Consumers: Marine Invertebrates and Fish in the Kelp Forest

Several types of animals depend on the kelp forest as their habitat. They find shelter there because the many tall blades of the kelp break the force of the waves. Inside the kelp forest, the water is calm and small animals can avoid being washed away by the waves. They also cling to the kelp and find hiding places from the other animals that want to eat them.

Sea urchins and snails eat the kelp, either when it is alive or after it has died back each year. Sea urchins feed at the base of the kelp, and large numbers of urchins can actually cut down a tall kelp. Crabs are the resident scavengers. Young salmon and other small fish that live in schools find shelter in kelp forests.

Consumers: Marine Mammals

Seals, sea lions, and killer whales live year-round in the waters near the Aleutian Islands. They eat fish, including salmon and small fish that live in schools. Gray whales and humpback whales migrate through the major passes in the Aleutian Islands to get to their summer feeding areas in the Bering Sea. These baleen whales eat small fish that live in schools and copepods, a type of zooplankton.

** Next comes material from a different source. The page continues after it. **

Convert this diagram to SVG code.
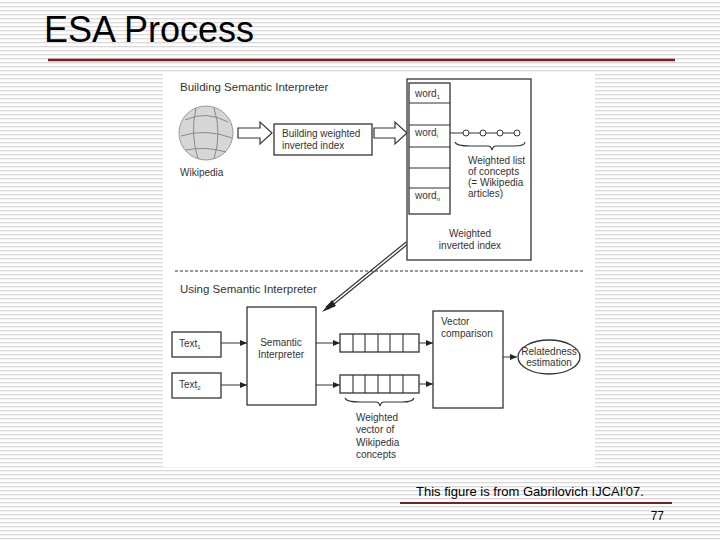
<svg xmlns="http://www.w3.org/2000/svg" width="720" height="540" viewBox="0 0 720 540">
<defs>
<pattern id="ln" width="8" height="4" patternUnits="userSpaceOnUse"><rect width="8" height="4" fill="#fff"/><rect y="2" width="8" height="1.3" fill="#d9d9d9"/></pattern>
<marker id="ah" markerWidth="8" markerHeight="8" refX="7" refY="4" orient="auto" markerUnits="userSpaceOnUse"><path d="M0,1 L7,4 L0,7 Z" fill="#222"/></marker>
</defs>
<style>
.t{font-family:"Liberation Sans",Arial,sans-serif;fill:#333;font-size:10px}
.h{font-size:11.5px}
.b{fill:#fff;stroke:#333;stroke-width:1.3}
.c{fill:none;stroke:#333;stroke-width:1.1}
.ar{stroke:#333;stroke-width:1;marker-end:url(#ah)}
.ho{fill:#fff;stroke:#333;stroke-width:1.2}
</style>
<rect width="720" height="540" fill="url(#ln)"/>
<text x="44" y="42" font-family="Liberation Sans,Arial,sans-serif" font-size="36" fill="#000">ESA Process</text>
<line x1="48" y1="60" x2="675" y2="60" stroke="#7a1f1f" stroke-width="2.5"/>
<rect x="163" y="73" width="432" height="394" fill="#fff"/>
<g id="title1"><text class="t h" x="180" y="91">Building Semantic Interpreter</text></g>
<g id="wikipedia">
<circle cx="206" cy="133" r="27" fill="#d6d6d6" stroke="#999"/>
<path d="M185,120 Q206,110 228,122 M181,136 Q206,128 232,138 M186,150 Q206,146 226,152 M196,108 Q190,133 198,159 M214,108 Q222,133 214,159" fill="none" stroke="#888" stroke-width="1"/>
<text class="t" x="180" y="176">Wikipedia</text>
</g>
<g id="connectors">
<path class="ho" d="M238,128 H260 V122 L272,133 L260,144 V138 H238 Z"/>
<path class="ho" d="M374,128 H395 V122 L407,133 L395,144 V138 H374 Z"/>
<line x1="407" y1="243" x2="327" y2="308" stroke="#333" stroke-width="4"/>
<line x1="407" y1="243" x2="327" y2="308" stroke="#fff" stroke-width="1.6"/>
<path d="M332,300 L322,312 L336,306 Z" fill="#222"/>
<line class="ar" x1="221" y1="343" x2="247" y2="343"/>
<line class="ar" x1="221" y1="385" x2="247" y2="385"/>
<line class="ar" x1="316" y1="343" x2="340" y2="343"/>
<line class="ar" x1="316" y1="385" x2="340" y2="385"/>
<line class="ar" x1="419" y1="343" x2="433" y2="343"/>
<line class="ar" x1="419" y1="384" x2="433" y2="384"/>
<line class="ar" x1="503" y1="357" x2="517" y2="357"/>
<line x1="175" y1="271" x2="585" y2="271" stroke="#333" stroke-dasharray="3,2"/>
</g>
<g id="build-index"><rect class="b" x="274" y="124" width="98" height="31"/><text class="t" x="282" y="137">Building weighted</text><text class="t" x="282" y="149">inverted index</text></g>
<g id="inverted-index">
<rect class="b" x="407" y="79" width="124" height="181"/>
<rect class="b" x="409" y="83" width="41" height="131"/>
<path class="c" d="M409,103 H450 M409,125 H450 M409,147 H450 M409,168 H450 M409,188 H450"/>
<text class="t" x="415" y="97">word<tspan font-size="6" dy="2">1</tspan></text>
<text class="t" x="415" y="136">word<tspan font-size="6" dy="2">i</tspan></text>
<text class="t" x="415" y="199">word<tspan font-size="6" dy="2">n</tspan></text>
<line class="c" x1="450" y1="133" x2="517" y2="133"/>
<g fill="#fff" stroke="#333"><circle cx="466" cy="133" r="3"/><circle cx="483" cy="133" r="3"/><circle cx="500" cy="133" r="3"/><circle cx="517" cy="133" r="3"/></g>
<path class="c" d="M455,142 Q456,146 470,146 L488,146 Q491,146 492,150 Q493,146 496,146 L514,146 Q525,146 525,142" stroke-width="0.9"/>
<text class="t" x="468" y="164" font-size="9">Weighted list</text>
<text class="t" x="468" y="175" font-size="9">of concepts</text>
<text class="t" x="468" y="186" font-size="9">(= Wikipedia</text>
<text class="t" x="468" y="197" font-size="9">articles)</text>
<text class="t" x="470" y="237" text-anchor="middle">Weighted</text>
<text class="t" x="470" y="249" text-anchor="middle">inverted index</text>
</g>
<g id="title2"><text class="t h" x="180" y="293">Using Semantic Interpreter</text></g>
<g id="text1"><rect class="b" x="172" y="332" width="49" height="25"/><text class="t" x="179" y="347">Text<tspan font-size="6" dy="2">1</tspan></text></g>
<g id="text2"><rect class="b" x="172" y="373" width="49" height="25"/><text class="t" x="179" y="388">Text<tspan font-size="6" dy="2">2</tspan></text></g>
<g id="semantic-interpreter"><rect class="b" x="247" y="307" width="69" height="98"/><text class="t" x="281" y="346" text-anchor="middle">Semantic</text><text class="t" x="281" y="358" text-anchor="middle">Interpreter</text></g>
<g id="vector1"><rect class="b" x="340" y="334" width="79" height="18"/><path class="c" d="M353,334 V352 M365,334 V352 M378,334 V352 M390,334 V352 M403,334 V352"/></g>
<g id="vector2"><rect class="b" x="340" y="375" width="79" height="18"/><path class="c" d="M353,375 V393 M365,375 V393 M378,375 V393 M390,375 V393 M403,375 V393"/>
<path class="c" d="M345,398 Q346,402 360,402 L376,402 Q379,402 380,406 Q381,402 384,402 L402,402 Q413,402 414,398" stroke-width="0.9"/>
<text class="t" x="356" y="421">Weighted</text><text class="t" x="356" y="433">vector of</text><text class="t" x="356" y="446">Wikipedia</text><text class="t" x="356" y="458">concepts</text></g>
<g id="vector-comparison"><rect class="b" x="433" y="311" width="70" height="97"/><text class="t" x="441" y="325">Vector</text><text class="t" x="441" y="337">comparison</text></g>
<g id="relatedness"><ellipse class="b" cx="549" cy="357" rx="31" ry="17"/><text class="t" x="549" y="355" text-anchor="middle" font-size="9">Relatedness</text><text class="t" x="549" y="366" text-anchor="middle" font-size="9">estimation</text></g>
<text x="416" y="496" font-family="Liberation Sans,Arial,sans-serif" font-size="13" fill="#000">This figure is from Gabrilovich IJCAI'07.</text>
<line x1="400" y1="503" x2="672" y2="503" stroke="#7a1f1f" stroke-width="2"/>
<text x="664" y="520" font-family="Liberation Sans,Arial,sans-serif" font-size="12" fill="#000" text-anchor="end">77</text>
</svg>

Two types of killer whales are found in these waters. Pods of resident killer whales stay together and stay around the same area and feed on fish, including a lot of salmon. Transient killer whales sometimes move through the area, roaming over long distances and preying on seals and sea lions. They may also prey on gray and humpback whales when they are migrating through the passes between the islands on their way to the Bering Sea.